Problem to work on>
Skip the pictures and quote all of the lines exactly.

Given material>
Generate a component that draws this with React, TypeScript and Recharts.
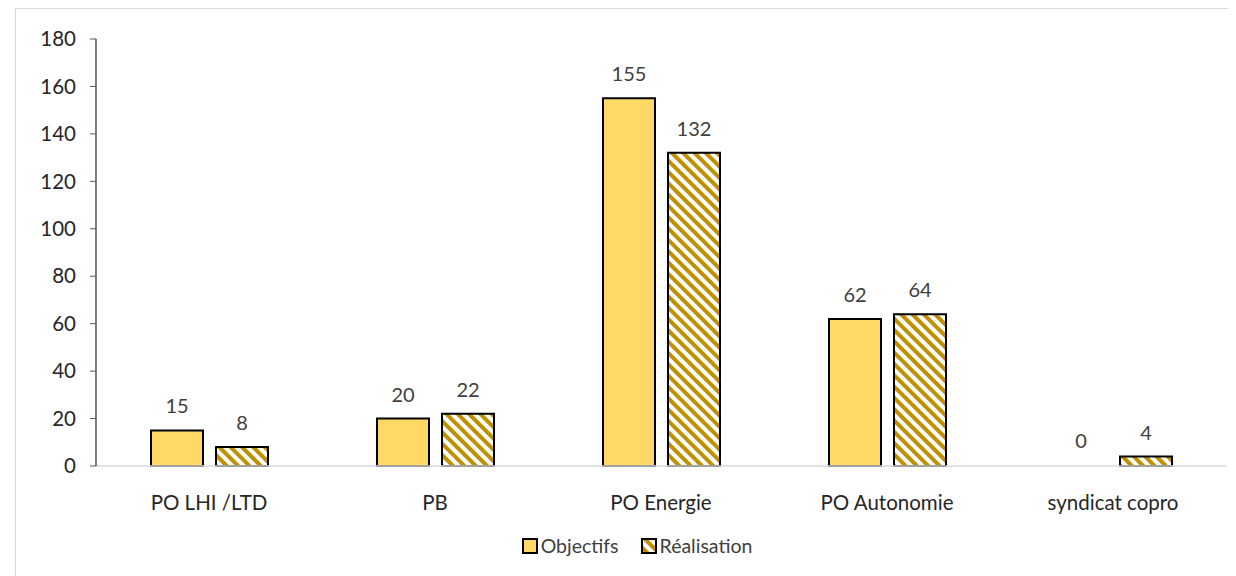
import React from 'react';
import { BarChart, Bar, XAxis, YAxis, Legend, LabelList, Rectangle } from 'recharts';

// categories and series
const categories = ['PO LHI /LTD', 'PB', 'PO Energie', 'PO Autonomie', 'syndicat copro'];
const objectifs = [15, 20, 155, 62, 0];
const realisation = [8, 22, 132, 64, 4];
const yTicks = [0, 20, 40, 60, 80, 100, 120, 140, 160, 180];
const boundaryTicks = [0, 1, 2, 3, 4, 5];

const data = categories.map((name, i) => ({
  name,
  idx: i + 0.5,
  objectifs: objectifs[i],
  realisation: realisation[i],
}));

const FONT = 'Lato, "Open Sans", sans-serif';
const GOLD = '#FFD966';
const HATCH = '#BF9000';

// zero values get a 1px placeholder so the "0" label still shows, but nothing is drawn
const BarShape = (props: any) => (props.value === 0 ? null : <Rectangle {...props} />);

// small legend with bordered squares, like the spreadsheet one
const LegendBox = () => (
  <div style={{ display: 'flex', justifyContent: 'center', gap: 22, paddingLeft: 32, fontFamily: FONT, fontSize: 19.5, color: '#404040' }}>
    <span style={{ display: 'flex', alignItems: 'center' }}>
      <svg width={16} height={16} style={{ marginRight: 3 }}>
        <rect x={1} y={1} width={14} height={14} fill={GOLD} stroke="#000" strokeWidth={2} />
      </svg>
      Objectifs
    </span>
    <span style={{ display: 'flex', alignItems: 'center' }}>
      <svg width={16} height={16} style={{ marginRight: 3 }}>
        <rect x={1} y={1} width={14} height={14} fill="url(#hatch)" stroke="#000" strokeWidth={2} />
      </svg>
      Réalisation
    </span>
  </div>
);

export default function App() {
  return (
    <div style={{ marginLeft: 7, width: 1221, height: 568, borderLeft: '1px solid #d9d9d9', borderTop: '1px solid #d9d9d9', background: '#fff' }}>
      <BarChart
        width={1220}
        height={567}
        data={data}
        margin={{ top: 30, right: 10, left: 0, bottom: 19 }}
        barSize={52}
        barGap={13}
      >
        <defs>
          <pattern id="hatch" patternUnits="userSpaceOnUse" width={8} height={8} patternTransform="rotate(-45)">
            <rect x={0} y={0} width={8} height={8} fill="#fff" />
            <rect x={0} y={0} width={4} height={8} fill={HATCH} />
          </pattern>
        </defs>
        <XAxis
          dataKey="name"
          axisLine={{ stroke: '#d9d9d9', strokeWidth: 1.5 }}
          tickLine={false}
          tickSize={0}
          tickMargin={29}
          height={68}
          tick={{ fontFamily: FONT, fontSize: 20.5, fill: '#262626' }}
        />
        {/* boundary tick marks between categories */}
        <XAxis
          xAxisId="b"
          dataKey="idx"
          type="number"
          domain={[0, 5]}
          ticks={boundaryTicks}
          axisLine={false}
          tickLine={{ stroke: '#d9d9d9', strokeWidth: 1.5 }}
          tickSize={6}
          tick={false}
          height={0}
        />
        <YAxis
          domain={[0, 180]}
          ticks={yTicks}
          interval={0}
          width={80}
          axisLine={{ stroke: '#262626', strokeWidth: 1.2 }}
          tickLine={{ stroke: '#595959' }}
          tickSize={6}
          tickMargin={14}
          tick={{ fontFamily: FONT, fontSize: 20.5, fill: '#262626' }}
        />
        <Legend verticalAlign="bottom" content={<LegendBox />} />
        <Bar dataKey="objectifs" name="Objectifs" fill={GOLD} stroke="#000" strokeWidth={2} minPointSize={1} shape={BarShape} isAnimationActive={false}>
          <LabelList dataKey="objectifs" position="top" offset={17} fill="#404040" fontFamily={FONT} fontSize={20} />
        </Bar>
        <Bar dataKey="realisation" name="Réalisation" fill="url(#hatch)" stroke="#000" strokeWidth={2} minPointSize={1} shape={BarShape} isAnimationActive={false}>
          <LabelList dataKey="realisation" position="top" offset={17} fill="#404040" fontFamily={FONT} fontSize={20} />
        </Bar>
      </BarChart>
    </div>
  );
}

Result for this task>
Generate a component that draws this with React, TypeScript and Recharts.
import React from 'react';
import { BarChart, Bar, XAxis, YAxis, Legend, LabelList, Rectangle } from 'recharts';

// categories and series
const categories = ['PO LHI /LTD', 'PB', 'PO Energie', 'PO Autonomie', 'syndicat copro'];
const objectifs = [15, 20, 155, 62, 0];
const realisation = [8, 22, 132, 64, 4];
const yTicks = [0, 20, 40, 60, 80, 100, 120, 140, 160, 180];
const boundaryTicks = [0, 1, 2, 3, 4, 5];

const data = categories.map((name, i) => ({
  name,
  idx: i + 0.5,
  objectifs: objectifs[i],
  realisation: realisation[i],
}));

const FONT = 'Lato, "Open Sans", sans-serif';
const GOLD = '#FFD966';
const HATCH = '#BF9000';

// zero values get a 1px placeholder so the "0" label still shows, but nothing is drawn
const BarShape = (props: any) => (props.value === 0 ? null : <Rectangle {...props} />);

// small legend with bordered squares, like the spreadsheet one
const LegendBox = () => (
  <div style={{ display: 'flex', justifyContent: 'center', gap: 22, paddingLeft: 32, fontFamily: FONT, fontSize: 19.5, color: '#404040' }}>
    <span style={{ display: 'flex', alignItems: 'center' }}>
      <svg width={16} height={16} style={{ marginRight: 3 }}>
        <rect x={1} y={1} width={14} height={14} fill={GOLD} stroke="#000" strokeWidth={2} />
      </svg>
      Objectifs
    </span>
    <span style={{ display: 'flex', alignItems: 'center' }}>
      <svg width={16} height={16} style={{ marginRight: 3 }}>
        <rect x={1} y={1} width={14} height={14} fill="url(#hatch)" stroke="#000" strokeWidth={2} />
      </svg>
      Réalisation
    </span>
  </div>
);

export default function App() {
  return (
    <div style={{ marginLeft: 7, width: 1221, height: 568, borderLeft: '1px solid #d9d9d9', borderTop: '1px solid #d9d9d9', background: '#fff' }}>
      <BarChart
        width={1220}
        height={567}
        data={data}
        margin={{ top: 30, right: 10, left: 0, bottom: 19 }}
        barSize={52}
        barGap={13}
      >
        <defs>
          <pattern id="hatch" patternUnits="userSpaceOnUse" width={8} height={8} patternTransform="rotate(-45)">
            <rect x={0} y={0} width={8} height={8} fill="#fff" />
            <rect x={0} y={0} width={4} height={8} fill={HATCH} />
          </pattern>
        </defs>
        <XAxis
          dataKey="name"
          axisLine={{ stroke: '#d9d9d9', strokeWidth: 1.5 }}
          tickLine={false}
          tickSize={0}
          tickMargin={29}
          height={68}
          tick={{ fontFamily: FONT, fontSize: 20.5, fill: '#262626' }}
        />
        {/* boundary tick marks between categories */}
        <XAxis
          xAxisId="b"
          dataKey="idx"
          type="number"
          domain={[0, 5]}
          ticks={boundaryTicks}
          axisLine={false}
          tickLine={{ stroke: '#d9d9d9', strokeWidth: 1.5 }}
          tickSize={6}
          tick={false}
          height={0}
        />
        <YAxis
          domain={[0, 180]}
          ticks={yTicks}
          interval={0}
          width={80}
          axisLine={{ stroke: '#262626', strokeWidth: 1.2 }}
          tickLine={{ stroke: '#595959' }}
          tickSize={6}
          tickMargin={14}
          tick={{ fontFamily: FONT, fontSize: 20.5, fill: '#262626' }}
        />
        <Legend verticalAlign="bottom" content={<LegendBox />} />
        <Bar dataKey="objectifs" name="Objectifs" fill={GOLD} stroke="#000" strokeWidth={2} minPointSize={1} shape={BarShape} isAnimationActive={false}>
          <LabelList dataKey="objectifs" position="top" offset={17} fill="#404040" fontFamily={FONT} fontSize={20} />
        </Bar>
        <Bar dataKey="realisation" name="Réalisation" fill="url(#hatch)" stroke="#000" strokeWidth={2} minPointSize={1} shape={BarShape} isAnimationActive={false}>
          <LabelList dataKey="realisation" position="top" offset={17} fill="#404040" fontFamily={FONT} fontSize={20} />
        </Bar>
      </BarChart>
    </div>
  );
}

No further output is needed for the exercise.